Visby, Gotland, a Swedish treasure
Whether you’re looking for history, nature, culture, good food or just want to relax on the beach, the town of Visby, on the island of Gotland, has it all. Located in the Baltic Sea, this fairy-tale town is a national treasure. It’s also a UNESCO World Heritage Site, characterised as having “outstanding universal value.”
This well-preserved medieval Hanseatic town dates back to the 12th century and contains a number of remarkable church ruins from the period such as the St Clemens, St Nicolai and Drottens ruins, or the St Karin church ruin with its high arches. Visby boasts a number of historic churches as well, including the Sankta Maria Cathedral built at the end of the 12th century.
Visby also has a well-preserved 3.5 kilometre long medieval ring wall with many of its original towers from the 1200s still intact.

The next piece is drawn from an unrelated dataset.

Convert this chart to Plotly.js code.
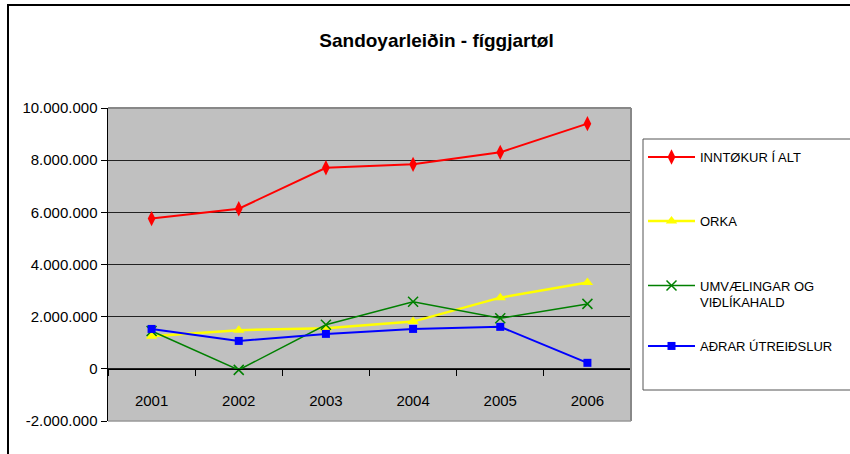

The wall encircles the centre of Visby and was originally built for protection against both foreign enemies and Swedish assailants from the countryside.

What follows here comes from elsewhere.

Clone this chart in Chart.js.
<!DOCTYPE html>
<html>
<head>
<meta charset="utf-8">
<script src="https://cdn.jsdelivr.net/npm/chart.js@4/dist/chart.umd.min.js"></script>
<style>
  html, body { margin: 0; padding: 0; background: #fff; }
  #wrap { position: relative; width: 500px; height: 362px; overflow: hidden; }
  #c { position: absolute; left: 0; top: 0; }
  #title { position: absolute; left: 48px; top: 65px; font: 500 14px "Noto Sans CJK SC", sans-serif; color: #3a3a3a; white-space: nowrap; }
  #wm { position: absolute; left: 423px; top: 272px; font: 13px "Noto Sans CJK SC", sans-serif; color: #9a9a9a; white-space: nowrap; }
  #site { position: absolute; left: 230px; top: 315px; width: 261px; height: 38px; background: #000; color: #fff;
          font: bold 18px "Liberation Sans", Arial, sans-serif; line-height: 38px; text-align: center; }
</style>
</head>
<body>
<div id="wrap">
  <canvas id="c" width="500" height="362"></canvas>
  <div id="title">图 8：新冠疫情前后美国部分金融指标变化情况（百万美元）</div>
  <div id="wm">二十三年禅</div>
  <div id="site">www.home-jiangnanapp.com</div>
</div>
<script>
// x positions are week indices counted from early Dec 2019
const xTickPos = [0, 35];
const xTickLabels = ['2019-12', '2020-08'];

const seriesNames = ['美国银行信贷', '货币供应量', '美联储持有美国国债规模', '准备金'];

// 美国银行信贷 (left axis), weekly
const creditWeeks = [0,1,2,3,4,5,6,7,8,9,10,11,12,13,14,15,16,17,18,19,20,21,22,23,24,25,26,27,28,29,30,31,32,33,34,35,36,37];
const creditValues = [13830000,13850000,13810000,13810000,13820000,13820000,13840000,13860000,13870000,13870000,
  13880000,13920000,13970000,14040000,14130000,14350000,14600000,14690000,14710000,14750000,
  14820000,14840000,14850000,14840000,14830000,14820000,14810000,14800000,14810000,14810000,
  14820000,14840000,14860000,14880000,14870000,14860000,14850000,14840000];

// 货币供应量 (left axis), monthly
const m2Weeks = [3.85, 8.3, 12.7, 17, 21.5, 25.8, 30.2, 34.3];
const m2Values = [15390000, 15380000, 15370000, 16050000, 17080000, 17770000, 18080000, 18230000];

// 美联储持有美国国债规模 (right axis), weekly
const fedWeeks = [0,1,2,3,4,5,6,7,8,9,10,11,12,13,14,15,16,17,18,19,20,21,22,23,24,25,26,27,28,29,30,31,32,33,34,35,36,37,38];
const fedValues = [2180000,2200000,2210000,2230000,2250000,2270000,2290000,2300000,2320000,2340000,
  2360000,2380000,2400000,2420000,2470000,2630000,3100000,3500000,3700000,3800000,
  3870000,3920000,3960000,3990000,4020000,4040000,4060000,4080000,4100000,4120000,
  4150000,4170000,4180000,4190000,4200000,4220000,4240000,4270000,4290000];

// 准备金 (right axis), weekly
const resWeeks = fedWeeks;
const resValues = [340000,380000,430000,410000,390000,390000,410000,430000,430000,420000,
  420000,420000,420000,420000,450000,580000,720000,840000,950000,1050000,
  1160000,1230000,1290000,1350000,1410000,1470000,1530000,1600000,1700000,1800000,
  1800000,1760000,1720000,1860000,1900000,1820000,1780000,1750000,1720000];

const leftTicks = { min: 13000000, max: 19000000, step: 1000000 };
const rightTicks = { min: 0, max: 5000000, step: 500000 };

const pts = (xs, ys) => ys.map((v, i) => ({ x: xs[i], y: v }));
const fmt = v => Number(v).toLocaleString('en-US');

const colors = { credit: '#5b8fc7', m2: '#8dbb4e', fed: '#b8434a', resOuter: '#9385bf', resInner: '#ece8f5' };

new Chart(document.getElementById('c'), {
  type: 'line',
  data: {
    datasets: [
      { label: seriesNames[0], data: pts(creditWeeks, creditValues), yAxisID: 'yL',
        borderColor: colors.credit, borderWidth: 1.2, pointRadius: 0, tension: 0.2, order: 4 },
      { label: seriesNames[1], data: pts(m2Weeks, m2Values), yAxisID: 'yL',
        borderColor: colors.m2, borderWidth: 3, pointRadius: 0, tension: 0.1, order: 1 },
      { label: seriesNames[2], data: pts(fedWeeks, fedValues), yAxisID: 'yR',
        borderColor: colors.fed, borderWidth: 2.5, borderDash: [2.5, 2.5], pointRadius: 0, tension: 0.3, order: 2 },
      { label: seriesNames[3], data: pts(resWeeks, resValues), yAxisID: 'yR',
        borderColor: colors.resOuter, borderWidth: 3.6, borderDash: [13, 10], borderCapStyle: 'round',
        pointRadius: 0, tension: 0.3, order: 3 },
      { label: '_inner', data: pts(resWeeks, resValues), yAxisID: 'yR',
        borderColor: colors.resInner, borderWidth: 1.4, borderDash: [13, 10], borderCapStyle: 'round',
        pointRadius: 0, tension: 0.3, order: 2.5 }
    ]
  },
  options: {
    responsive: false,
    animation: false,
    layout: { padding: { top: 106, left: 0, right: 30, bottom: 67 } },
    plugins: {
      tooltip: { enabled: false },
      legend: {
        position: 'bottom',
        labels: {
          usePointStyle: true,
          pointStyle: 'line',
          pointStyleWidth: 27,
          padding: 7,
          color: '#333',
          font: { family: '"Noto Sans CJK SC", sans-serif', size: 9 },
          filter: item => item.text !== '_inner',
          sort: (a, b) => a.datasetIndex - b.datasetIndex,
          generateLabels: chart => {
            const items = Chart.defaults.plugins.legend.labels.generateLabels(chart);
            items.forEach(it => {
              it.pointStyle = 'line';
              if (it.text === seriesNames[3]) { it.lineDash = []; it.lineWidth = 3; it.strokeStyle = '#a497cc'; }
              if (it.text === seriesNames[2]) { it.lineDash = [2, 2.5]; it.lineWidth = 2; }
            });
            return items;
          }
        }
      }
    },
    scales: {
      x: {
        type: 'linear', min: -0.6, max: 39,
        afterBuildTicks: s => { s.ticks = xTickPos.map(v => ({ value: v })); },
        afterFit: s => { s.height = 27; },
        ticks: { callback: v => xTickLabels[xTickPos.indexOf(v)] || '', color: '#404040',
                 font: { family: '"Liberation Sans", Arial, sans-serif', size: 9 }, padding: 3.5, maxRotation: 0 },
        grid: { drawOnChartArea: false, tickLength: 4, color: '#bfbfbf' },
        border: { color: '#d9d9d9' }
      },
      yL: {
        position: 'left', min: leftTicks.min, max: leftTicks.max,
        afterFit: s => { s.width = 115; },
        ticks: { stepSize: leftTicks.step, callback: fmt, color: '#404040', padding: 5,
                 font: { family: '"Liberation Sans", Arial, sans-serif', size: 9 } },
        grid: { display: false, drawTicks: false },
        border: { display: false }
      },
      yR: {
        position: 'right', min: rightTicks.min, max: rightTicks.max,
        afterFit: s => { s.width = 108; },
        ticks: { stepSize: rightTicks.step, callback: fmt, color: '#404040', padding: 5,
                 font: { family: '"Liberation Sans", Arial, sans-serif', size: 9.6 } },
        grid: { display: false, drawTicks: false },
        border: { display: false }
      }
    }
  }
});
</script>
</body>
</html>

Along the streets of the town are more than 200 buildings and homes dating back to between the 12th and 14th centuries. The Gotland Museum’s Fornsalen (Hall of Antiquities) contains a number of archaeological finds dating back to Viking times. A visit here will help put the town’s long and fascinating history into perspective.
Every summer, Visby celebrates Medieval Week (Medeltidsveckan) with its lively market including music and theatre. All in all, there are some 500 events. It’s the biggest medieval festival in northern Europe and a lively event where people dress up in costumes and recreate life in medieval days. It’s a lively experience for visitors of all ages.
Gotland is an island in the Baltic Sea approximately 90 km off the eastern coast of Sweden. It has been inhabited for a long time, probably dating back to the Stone Age. Today there are more than 40,000 ancient sites to be found on Gotland, and the main town, Visby, with its medieval walls, has been named a UNESCO World Heritage Site.
Photo: Jerker Andersson/imagebank.sweden.se
PRACTICAL INFORMATION BEFORE YOUR TRIP TO VISBY
From saffron pancakes to truffles
While Visby is at its liveliest in the spring and summer months, there is plenty to do at any time of the year, not least visiting its many excellent restaurants, bars and cosy cafés. As in the rest of Sweden, “fika” is a popular pastime. Gotland has its own brews of coffee and tea that are served with delicious homemade goods, such as the island’s traditional saffron pancake with berries and cream.
The lime-rich soil of Gotland and a favourable climate contribute to plenty of fresh, local produce. If you happen to be in Visby in the early spring, asparagus will be on the menu in all forms.
Truffles grow on the island as well and if you’re a fan, you won’t want to miss the late autumn months, when truffles appear on restaurant menus and in shops. If you happen to be on Gotland in November, there are also tastings, truffle hunts and lectures arranged by the island’s truffle academy.
An abundance of lamb on Gotland means you’ll find lamb dishes served in many restaurants, along with tasty local sausages, venison and more. Smoked salmon, flounder and herring are also popular. There are plenty of options for vegetarians and vegans too.
Home-grown brews and treats
You might want to wash the food down with beers like Wisby Pils and Sleepy Bulldog from the local Visby brewery.
If you enjoy spicing up your own cooking, don’t miss Krusmyntagården, which has all kinds of spices and herbs, and beautifully packaged gifts to take home. Kränku Te & Kaffe sells tea, coffee and sweets in a charming, old-fashioned shop. Try their own tea blend called “Andre Kåppen” (Second Cup) the name hinting that you’ll want another cup. Lilla Bjers Gårdsbutik sells freshly harvested and ecologically grown farm goods as well as carefully selected ecological products like olive oil and chocolate.
Beaches and scenery
With its 800 kilometres of coastline, Gotland offers plenty of picturesque spots for relaxing and bathing. There are four beaches within just five kilometres of central Visby and a beach promenade makes it easy to cycle there. If you feel like going a little further afield, head for the popular Tofta Beach, located 20 kilometres south of Visby. It is accessible by road or on a designated bike path.
Gotland has more than 100 nature reserves including Brucebo just north of Visby and Ekstakusten to the south. The island’s scenery ranges from dramatic rock formations and barren landscapes to lush vegetation and sunny meadows. And as always in Visby, there is the presence of the mesmerising sea.
Beach on Gotland
Gotland offers sandy beaches with sand dunes.
Photo: Destination Gotland
Almedalen Week - 'Almedalsveckan'
Swedish political parties, journalists, influential people and mere mortals gather in Visby to discuss politics and attend seminars, speeches and other political activities as well as some festive events. The Almedalen Week is always carried out in week 27.
Every year in week 32, the Middle Ages return to Gotland and the once powerful Hanseatic city of Visby. Up to 40.000 visitors celebrates the festival Medeltidsveckan with theatre, markets, crafts, tower games, music performances, lectures and other events.